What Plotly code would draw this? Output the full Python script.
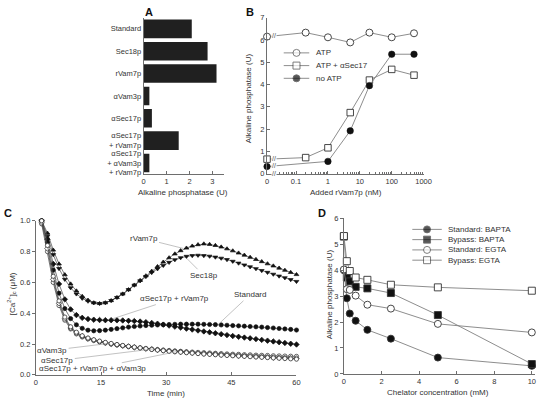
import numpy as np
import plotly.graph_objects as go

W, H = 544, 405
FONT = "Liberation Sans, Arial, Helvetica, sans-serif"
TXT = "#333333"
AXC = "#6e6e6e"
LNC = "#808080"

# ---------------- Panel A data ----------------
a_categories = ["Standard", "Sec18p", "rVam7p", "αVam3p", "αSec17p",
                "αSec17p<br>+ rVam7p", "αSec17p<br>+ αVam3p<br>+ rVam7p"]
a_values = [2.1, 2.79, 3.18, 0.25, 0.36, 1.53, 0.25]
a_ticks = [0, 1, 2, 3]

# ---------------- Panel B data ----------------
b_x_atp = [0, 0.2, 1, 5, 20, 100, 500]
b_atp = [6.15, 6.33, 6.12, 5.89, 6.33, 6.12, 6.30]
b_x_sec17 = [0, 0.2, 1, 5, 20, 100, 500]
b_atp_sec17 = [0.65, 0.72, 1.16, 2.74, 4.20, 4.68, 4.42]
b_x_noatp = [0, 1, 5, 20, 100, 500]
b_noatp = [0.32, 0.55, 1.92, 3.95, 5.36, 5.36]
b_ticktext = ["0", "0.1", "1", "10", "100", "1000"]
b_tickvals_real = [0, 0.1, 1, 10, 100, 1000]

# ---------------- Panel C data ----------------
c_time = [1.33, 2.67, 4.0, 5.33, 6.67, 8.0, 9.33, 10.67, 12.0, 13.33, 14.67, 16.0,
          17.33, 18.67, 20.0, 21.33, 22.67, 24.0, 25.33, 26.67, 28.0, 29.33, 30.67,
          32.0, 33.33, 34.67, 36.0, 37.33, 38.67, 40.0, 41.33, 42.67, 44.0, 45.33,
          46.67, 48.0, 49.33, 50.67, 52.0, 53.33, 54.67, 56.0, 57.33, 58.67, 60.0]
c_rvam7p = [1.00, 0.92, 0.81, 0.72, 0.65, 0.59, 0.545, 0.51, 0.485, 0.468, 0.463, 0.468, 0.482, 0.502,
            0.525, 0.553, 0.583, 0.613, 0.643, 0.673, 0.703, 0.732, 0.76, 0.785, 0.806, 0.823, 0.836, 0.845, 0.85,
            0.847, 0.84, 0.83, 0.818, 0.805, 0.791, 0.777, 0.763, 0.749, 0.735, 0.721, 0.707, 0.693, 0.679, 0.665, 0.651]
c_sec18p = [1.00, 0.90, 0.78, 0.69, 0.62, 0.565, 0.525, 0.497, 0.478, 0.467, 0.463, 0.468, 0.482, 0.502,
            0.525, 0.553, 0.582, 0.61, 0.638, 0.664, 0.688, 0.71, 0.73, 0.747, 0.76, 0.769, 0.774, 0.776, 0.774,
            0.77, 0.764, 0.757, 0.748, 0.737, 0.725, 0.713, 0.701, 0.689, 0.677, 0.665, 0.653, 0.641, 0.63, 0.618, 0.606]
c_sec17_rvam = [1.00, 0.88, 0.72, 0.59, 0.49, 0.425, 0.388, 0.37, 0.362, 0.358, 0.356, 0.355, 0.355, 0.354,
                0.353, 0.351, 0.349, 0.346, 0.342, 0.337, 0.332, 0.326, 0.32, 0.313, 0.307, 0.30, 0.294, 0.288, 0.282,
                0.276, 0.27, 0.264, 0.258, 0.252, 0.247, 0.242, 0.237, 0.232, 0.227, 0.222, 0.217, 0.212, 0.207, 0.202, 0.197]
c_standard = [1.00, 0.86, 0.68, 0.53, 0.43, 0.365, 0.325, 0.302, 0.29, 0.286, 0.287, 0.29, 0.295, 0.30,
              0.305, 0.31, 0.314, 0.317, 0.32, 0.322, 0.324, 0.326, 0.327, 0.328, 0.329, 0.329, 0.329, 0.329, 0.328,
              0.327, 0.326, 0.324, 0.322, 0.32, 0.318, 0.316, 0.314, 0.312, 0.31, 0.307, 0.304, 0.301, 0.298, 0.295, 0.291]
c_vam3 = [0.98, 0.80, 0.60, 0.45, 0.355, 0.298, 0.266, 0.246, 0.233, 0.223, 0.214, 0.207, 0.2, 0.194,
          0.189, 0.184, 0.179, 0.175, 0.171, 0.167, 0.164, 0.161, 0.158, 0.155, 0.153, 0.15, 0.148, 0.146, 0.144,
          0.142, 0.14, 0.138, 0.136, 0.134, 0.133, 0.131, 0.13, 0.128, 0.127, 0.126, 0.124, 0.123, 0.122, 0.121, 0.12]
c_sec17 = [0.99, 0.82, 0.62, 0.465, 0.365, 0.305, 0.272, 0.25, 0.236, 0.225, 0.216, 0.208, 0.201, 0.195,
           0.189, 0.184, 0.179, 0.174, 0.17, 0.166, 0.162, 0.158, 0.155, 0.152, 0.149, 0.146, 0.143, 0.14, 0.138,
           0.136, 0.133, 0.131, 0.129, 0.127, 0.125, 0.123, 0.121, 0.119, 0.117, 0.115, 0.113, 0.112, 0.11, 0.109, 0.107]
c_triple = [1.00, 0.84, 0.64, 0.48, 0.375, 0.312, 0.277, 0.254, 0.239, 0.228, 0.219, 0.211, 0.204, 0.197,
            0.191, 0.185, 0.18, 0.175, 0.17, 0.165, 0.161, 0.157, 0.153, 0.15, 0.147, 0.144, 0.141, 0.138, 0.135,
            0.133, 0.131, 0.128, 0.126, 0.124, 0.122, 0.12, 0.118, 0.116, 0.114, 0.112, 0.11, 0.108, 0.106, 0.104, 0.102]
c_ticks_x = [0, 15, 30, 45, 60]
c_ticks_y = [0.0, 0.2, 0.4, 0.6, 0.8, 1.0]

# ---------------- Panel D data ----------------
d_x = [0, 0.156, 0.3125, 0.625, 1.25, 2.5, 5, 10]
d_std_bapta = [4.0, 2.92, 2.33, 2.05, 1.70, 1.36, 0.63, 0.31]
d_byp_bapta = [5.3, 3.72, 3.57, 3.36, 3.30, 3.12, 2.27, 0.38]
d_std_egta = [4.03, 3.27, 3.24, 3.02, 2.67, 2.52, 1.93, 1.60]
d_byp_egta = [5.32, 4.35, 3.97, 3.72, 3.63, 3.44, 3.34, 3.21]
d_ticks_x = [0, 2, 4, 6, 8, 10]
d_ticks_y = [0, 1, 2, 3, 4, 5, 6]


def xd(a, b):
    return [a / W, b / W]


def yd(top, bottom):
    return [1 - bottom / H, 1 - top / H]


fig = go.Figure()

# ---- A ----
fig.add_trace(go.Bar(y=a_categories, x=a_values, orientation="h",
                     marker=dict(color="#202020", line=dict(width=0)),
                     xaxis="x", yaxis="y", showlegend=False))

# ---- B ----
ZERO_POS = 10 ** (-1.91)


def bx(vals):
    return [ZERO_POS if v == 0 else v for v in vals]


line_b = dict(color=LNC, width=0.9)
fig.add_trace(go.Scatter(x=bx(b_x_atp), y=b_atp, mode="lines+markers", line=line_b,
                         marker=dict(symbol="circle", size=7, color="white", line=dict(color="#333", width=0.9)),
                         xaxis="x2", yaxis="y2", showlegend=False, cliponaxis=False))
fig.add_trace(go.Scatter(x=bx(b_x_sec17), y=b_atp_sec17, mode="lines+markers", line=line_b,
                         marker=dict(symbol="square", size=6.5, color="white", line=dict(color="#333", width=0.9)),
                         xaxis="x2", yaxis="y2", showlegend=False, cliponaxis=False))
fig.add_trace(go.Scatter(x=bx(b_x_noatp), y=b_noatp, mode="lines+markers", line=line_b,
                         marker=dict(symbol="circle", size=6.5, color="#111", line=dict(color="#111", width=0.5)),
                         xaxis="x2", yaxis="y2", showlegend=False, cliponaxis=False))

# ---- C ----
c_series = [
    (c_rvam7p, "triangle-up", "#111", "#111"),
    (c_sec18p, "triangle-down", "#111", "#111"),
    (c_sec17_rvam, "diamond", "#111", "#111"),
    (c_standard, "circle", "#111", "#111"),
    (c_vam3, "circle", "white", "#222"),
    (c_sec17, "diamond", "white", "#222"),
    (c_triple, "circle", "white", "#222"),
]
for ys, sym, fc, lc in c_series:
    fig.add_trace(go.Scatter(x=c_time, y=ys, mode="lines+markers",
                             line=dict(color="#444", width=0.7),
                             marker=dict(symbol=sym, size=4.2, color=fc, line=dict(color=lc, width=0.7)),
                             xaxis="x3", yaxis="y3", showlegend=False, cliponaxis=False))

# ---- D ----
d_series = [
    (d_std_bapta, "circle", "#111"),
    (d_byp_bapta, "square", "#111"),
    (d_std_egta, "circle", "white"),
    (d_byp_egta, "square", "white"),
]
for ys, sym, fc in d_series:
    fig.add_trace(go.Scatter(x=d_x, y=ys, mode="lines+markers", line=dict(color=LNC, width=0.9),
                             marker=dict(symbol=sym, size=7, color=fc, line=dict(color="#333", width=0.9)),
                             xaxis="x4", yaxis="y4", showlegend=False, cliponaxis=False))

# ---- legends drawn on a pixel helper axis ----
b_leg = [("ATP", "circle", "white", 50), ("ATP + αSec17", "square", "white", 63), ("no ATP", "circle", "#111", 76)]
d_leg = [("Standard: BAPTA", "circle", "#111", 230.5), ("Bypass: BAPTA", "square", "#111", 241),
         ("Standard: EGTA", "circle", "white", 251.5), ("Bypass: EGTA", "square", "white", 262)]
annotations = []
for entries, x0, x1, xt in [(b_leg, 287, 313, 318), (d_leg, 418, 448, 452)]:
    for label, sym, fc, yy in entries:
        fig.add_trace(go.Scatter(x=[x0, (x0 + x1) / 2, x1], y=[yy, yy, yy], mode="lines+markers",
                                 line=dict(color=LNC, width=0.9),
                                 marker=dict(symbol=sym, size=[0, 7, 0], color=fc, line=dict(color="#333", width=0.9)),
                                 xaxis="x5", yaxis="y5", showlegend=False))
        annotations.append(dict(x=xt, y=yy, xref="x5", yref="y5", text=label, showarrow=False,
                                xanchor="left", yanchor="middle", font=dict(size=8, color=TXT)))

# ---- break marks on panel B ----
lz = np.log10(ZERO_POS)
lbreak = lz + 0.22
for xs, ys in [(b_x_atp, b_atp), (b_x_sec17, b_atp_sec17), (b_x_noatp, b_noatp)]:
    l1 = np.log10(xs[1])
    yb = ys[0] + (ys[1] - ys[0]) * (lbreak - lz) / (l1 - lz)
    annotations.append(dict(x=lbreak, y=yb, xref="x2", yref="y2", text="//", showarrow=False,
                            font=dict(size=7, color="#444"), bgcolor="white", borderpad=0))
annotations.append(dict(x=lbreak, y=0, xref="x2", yref="y2", text="//", showarrow=False,
                        font=dict(size=7, color="#444"), bgcolor="white", borderpad=0))


def pann(x, y, text, size=8, angle=0, bold=False, xanchor="center"):
    t = f"<b>{text}</b>" if bold else text
    annotations.append(dict(x=x / W, y=1 - y / H, xref="paper", yref="paper", text=t, showarrow=False,
                            textangle=angle, xanchor=xanchor, yanchor="middle",
                            font=dict(size=size, color="#111" if bold else TXT)))


pann(150, 8, "A", 11, bold=True)
pann(253, 8, "B", 11, bold=True)
pann(6, 214, "C", 11, bold=True)
pann(326, 214, "D", 11, bold=True)
pann(184, 193, "Alkaline phosphatase (U)")
pann(350, 193, "Added rVam7p (nM)")
pann(251, 96, "Alkaline phosphatase (U)", angle=-90)
pann(167, 398, "Time (min)")
pann(10, 296, "[Ca<sup>2+</sup>]<sub>c</sub> (μM)", angle=-90)
pann(444, 397, "Chelator concentration (mM)")
pann(334, 297, "Alkaline phosphatase (U)", angle=-90)

# ---- panel C curve labels ----
c_labels = [("rVam7p", 34.0, 0.82, -40, -10), ("Sec18p", 34.7, 0.757, 17, 17),
            ("αSec17p + rVam7p", 17.8, 0.365, 61, -20), ("Standard", 41.9, 0.325, 32, -30),
            ("αVam3p", 17.1, 0.205, -58, 7), ("αSec17p", 27.5, 0.17, -98, 12),
            ("αSec17p + rVam7p + αVam3p", 32.3, 0.15, -84, 17)]
for text, xt, yt, ax, ay in c_labels:
    annotations.append(dict(x=xt, y=yt, xref="x3", yref="y3", text=text, showarrow=True, arrowhead=0,
                            arrowwidth=0.6, arrowcolor="#999", ax=ax, ay=ay, standoff=0,
                            font=dict(size=8, color=TXT)))

axis_common = dict(showline=True, linecolor=AXC, linewidth=1, showgrid=False, zeroline=False,
                   tickfont=dict(size=7.5, color=TXT, family=FONT), tickcolor=AXC, ticklen=3, tickwidth=1,
                   ticklabeloverflow="allow")

fig.update_layout(
    width=W, height=H, margin=dict(l=0, r=0, t=0, b=0), paper_bgcolor="white",
    plot_bgcolor="rgba(0,0,0,0)",
    font=dict(family=FONT, color=TXT), bargap=0.17, showlegend=False,
    xaxis=dict(domain=xd(144.3, 226), range=[0, 3.5], tickvals=a_ticks, ticks="inside", anchor="y",
               **axis_common),
    yaxis=dict(domain=yd(14, 174), type="category", autorange="reversed", ticks="", anchor="x",
               **{k: v for k, v in axis_common.items() if k not in ("ticklen",)}),
    xaxis2=dict(domain=xd(270, 429.5), type="log", range=[lz, 3.0],
                tickvals=[ZERO_POS if v == 0 else v for v in b_tickvals_real], ticktext=b_ticktext,
                ticks="inside", anchor="y2",
                minor=dict(ticks="inside", ticklen=2, tickcolor=AXC,
                           tickvals=[k * 10.0 ** e for e in range(-2, 3) for k in range(2, 10) if k * 10.0 ** e > 0.019]),
                **axis_common),
    yaxis2=dict(domain=yd(14, 173.5), range=[0, 7], dtick=1, ticks="inside", anchor="x2", **axis_common),
    xaxis3=dict(domain=xd(34.5, 300), range=[0, 60], tickvals=c_ticks_x, ticks="inside", anchor="y3",
                **axis_common),
    yaxis3=dict(domain=yd(221.7, 379.3), range=[0, 1.0], tickvals=c_ticks_y, tickformat=".1f",
                ticks="outside", anchor="x3", **axis_common),
    xaxis4=dict(domain=xd(348.3, 543), range=[0, 10.17], tickvals=d_ticks_x, ticks="inside", anchor="y4",
                **axis_common),
    yaxis4=dict(domain=yd(219.3, 378.3), range=[0, 6], tickvals=d_ticks_y, ticks="outside", anchor="x4",
                **axis_common),
    xaxis5=dict(domain=[0, 1], range=[0, W], visible=False, anchor="y5", fixedrange=True),
    yaxis5=dict(domain=[0, 1], range=[H, 0], visible=False, anchor="x5", fixedrange=True),
    annotations=annotations,
)

fig.write_html("out.html", config={"displayModeBar": False},
               post_script="document.body.style.margin='0px';document.body.style.overflow='hidden';")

Task brief
Reproduce the data above word for word from its first line through the line that holds "b_tickvals_real = [0, 0.1, 1, 10, 100, 1000]", both ends included; skip pictures.

Completed task
What Plotly code would draw this? Output the full Python script.
import numpy as np
import plotly.graph_objects as go

W, H = 544, 405
FONT = "Liberation Sans, Arial, Helvetica, sans-serif"
TXT = "#333333"
AXC = "#6e6e6e"
LNC = "#808080"

# ---------------- Panel A data ----------------
a_categories = ["Standard", "Sec18p", "rVam7p", "αVam3p", "αSec17p",
                "αSec17p<br>+ rVam7p", "αSec17p<br>+ αVam3p<br>+ rVam7p"]
a_values = [2.1, 2.79, 3.18, 0.25, 0.36, 1.53, 0.25]
a_ticks = [0, 1, 2, 3]

# ---------------- Panel B data ----------------
b_x_atp = [0, 0.2, 1, 5, 20, 100, 500]
b_atp = [6.15, 6.33, 6.12, 5.89, 6.33, 6.12, 6.30]
b_x_sec17 = [0, 0.2, 1, 5, 20, 100, 500]
b_atp_sec17 = [0.65, 0.72, 1.16, 2.74, 4.20, 4.68, 4.42]
b_x_noatp = [0, 1, 5, 20, 100, 500]
b_noatp = [0.32, 0.55, 1.92, 3.95, 5.36, 5.36]
b_ticktext = ["0", "0.1", "1", "10", "100", "1000"]
b_tickvals_real = [0, 0.1, 1, 10, 100, 1000]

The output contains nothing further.